### Data extract
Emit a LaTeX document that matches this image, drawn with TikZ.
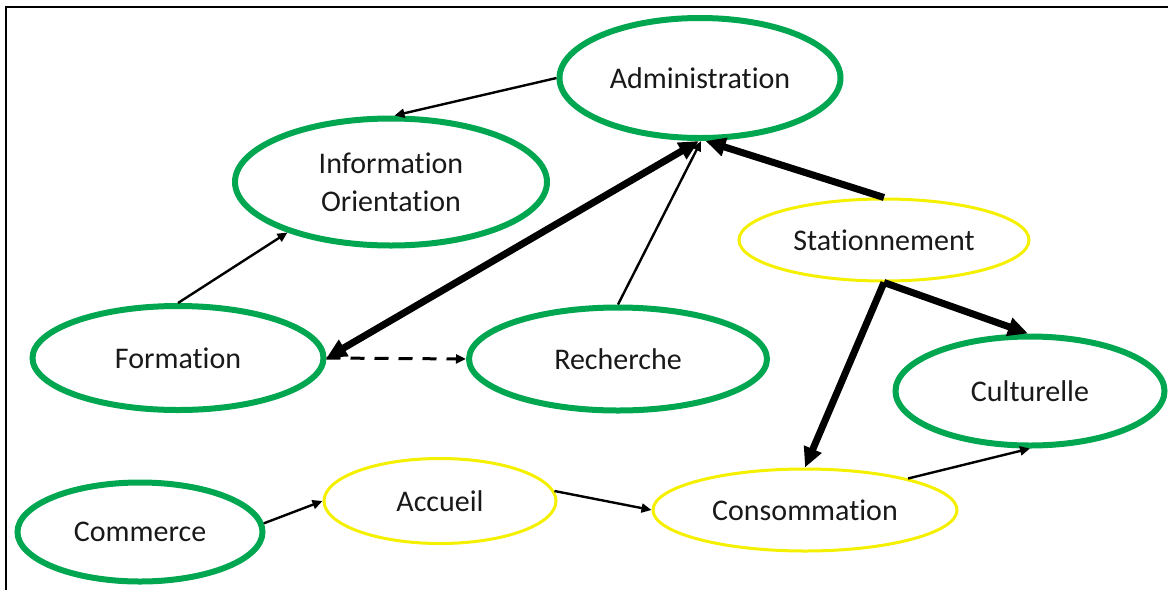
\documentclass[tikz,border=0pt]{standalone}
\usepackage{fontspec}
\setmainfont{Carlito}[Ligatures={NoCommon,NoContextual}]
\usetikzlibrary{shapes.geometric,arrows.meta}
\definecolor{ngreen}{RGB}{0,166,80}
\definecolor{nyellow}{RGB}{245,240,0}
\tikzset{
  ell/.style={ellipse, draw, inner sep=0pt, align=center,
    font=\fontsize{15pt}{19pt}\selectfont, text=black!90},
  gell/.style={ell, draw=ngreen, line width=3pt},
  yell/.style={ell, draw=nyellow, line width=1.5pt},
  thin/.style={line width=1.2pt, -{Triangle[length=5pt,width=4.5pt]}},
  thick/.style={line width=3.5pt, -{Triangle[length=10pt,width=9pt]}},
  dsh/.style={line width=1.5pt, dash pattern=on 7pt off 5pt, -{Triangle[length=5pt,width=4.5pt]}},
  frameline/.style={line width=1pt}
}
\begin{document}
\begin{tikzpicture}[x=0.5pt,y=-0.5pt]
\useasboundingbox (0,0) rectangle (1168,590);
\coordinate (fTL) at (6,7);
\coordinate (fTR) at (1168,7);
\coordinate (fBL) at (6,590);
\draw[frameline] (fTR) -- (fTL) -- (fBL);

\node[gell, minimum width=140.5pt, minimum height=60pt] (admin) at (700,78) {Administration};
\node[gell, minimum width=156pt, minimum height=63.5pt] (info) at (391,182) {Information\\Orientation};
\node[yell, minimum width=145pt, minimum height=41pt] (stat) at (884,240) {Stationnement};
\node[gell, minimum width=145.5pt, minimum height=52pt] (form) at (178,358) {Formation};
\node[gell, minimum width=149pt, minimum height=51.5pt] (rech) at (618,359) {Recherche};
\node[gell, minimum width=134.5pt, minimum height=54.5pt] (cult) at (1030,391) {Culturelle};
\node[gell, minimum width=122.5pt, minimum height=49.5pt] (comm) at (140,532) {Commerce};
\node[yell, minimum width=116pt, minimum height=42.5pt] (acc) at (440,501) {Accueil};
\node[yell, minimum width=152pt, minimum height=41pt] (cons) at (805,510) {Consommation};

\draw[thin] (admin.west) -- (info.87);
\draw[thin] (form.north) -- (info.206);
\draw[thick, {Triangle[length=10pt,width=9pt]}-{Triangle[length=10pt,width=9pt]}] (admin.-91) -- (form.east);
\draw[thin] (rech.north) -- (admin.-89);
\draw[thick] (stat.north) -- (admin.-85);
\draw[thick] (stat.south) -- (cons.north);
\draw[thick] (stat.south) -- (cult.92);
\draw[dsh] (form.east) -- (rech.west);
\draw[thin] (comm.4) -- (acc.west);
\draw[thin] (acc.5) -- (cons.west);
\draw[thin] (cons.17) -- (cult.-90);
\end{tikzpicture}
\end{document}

### Direction
Without including any pictures, print all of the material exactly as given.

### Response to this exercise
Emit a LaTeX document that matches this image, drawn with TikZ.
\documentclass[tikz,border=0pt]{standalone}
\usepackage{fontspec}
\setmainfont{Carlito}[Ligatures={NoCommon,NoContextual}]
\usetikzlibrary{shapes.geometric,arrows.meta}
\definecolor{ngreen}{RGB}{0,166,80}
\definecolor{nyellow}{RGB}{245,240,0}
\tikzset{
  ell/.style={ellipse, draw, inner sep=0pt, align=center,
    font=\fontsize{15pt}{19pt}\selectfont, text=black!90},
  gell/.style={ell, draw=ngreen, line width=3pt},
  yell/.style={ell, draw=nyellow, line width=1.5pt},
  thin/.style={line width=1.2pt, -{Triangle[length=5pt,width=4.5pt]}},
  thick/.style={line width=3.5pt, -{Triangle[length=10pt,width=9pt]}},
  dsh/.style={line width=1.5pt, dash pattern=on 7pt off 5pt, -{Triangle[length=5pt,width=4.5pt]}},
  frameline/.style={line width=1pt}
}
\begin{document}
\begin{tikzpicture}[x=0.5pt,y=-0.5pt]
\useasboundingbox (0,0) rectangle (1168,590);
\coordinate (fTL) at (6,7);
\coordinate (fTR) at (1168,7);
\coordinate (fBL) at (6,590);
\draw[frameline] (fTR) -- (fTL) -- (fBL);

\node[gell, minimum width=140.5pt, minimum height=60pt] (admin) at (700,78) {Administration};
\node[gell, minimum width=156pt, minimum height=63.5pt] (info) at (391,182) {Information\\Orientation};
\node[yell, minimum width=145pt, minimum height=41pt] (stat) at (884,240) {Stationnement};
\node[gell, minimum width=145.5pt, minimum height=52pt] (form) at (178,358) {Formation};
\node[gell, minimum width=149pt, minimum height=51.5pt] (rech) at (618,359) {Recherche};
\node[gell, minimum width=134.5pt, minimum height=54.5pt] (cult) at (1030,391) {Culturelle};
\node[gell, minimum width=122.5pt, minimum height=49.5pt] (comm) at (140,532) {Commerce};
\node[yell, minimum width=116pt, minimum height=42.5pt] (acc) at (440,501) {Accueil};
\node[yell, minimum width=152pt, minimum height=41pt] (cons) at (805,510) {Consommation};

\draw[thin] (admin.west) -- (info.87);
\draw[thin] (form.north) -- (info.206);
\draw[thick, {Triangle[length=10pt,width=9pt]}-{Triangle[length=10pt,width=9pt]}] (admin.-91) -- (form.east);
\draw[thin] (rech.north) -- (admin.-89);
\draw[thick] (stat.north) -- (admin.-85);
\draw[thick] (stat.south) -- (cons.north);
\draw[thick] (stat.south) -- (cult.92);
\draw[dsh] (form.east) -- (rech.west);
\draw[thin] (comm.4) -- (acc.west);
\draw[thin] (acc.5) -- (cons.west);
\draw[thin] (cons.17) -- (cult.-90);
\end{tikzpicture}
\end{document}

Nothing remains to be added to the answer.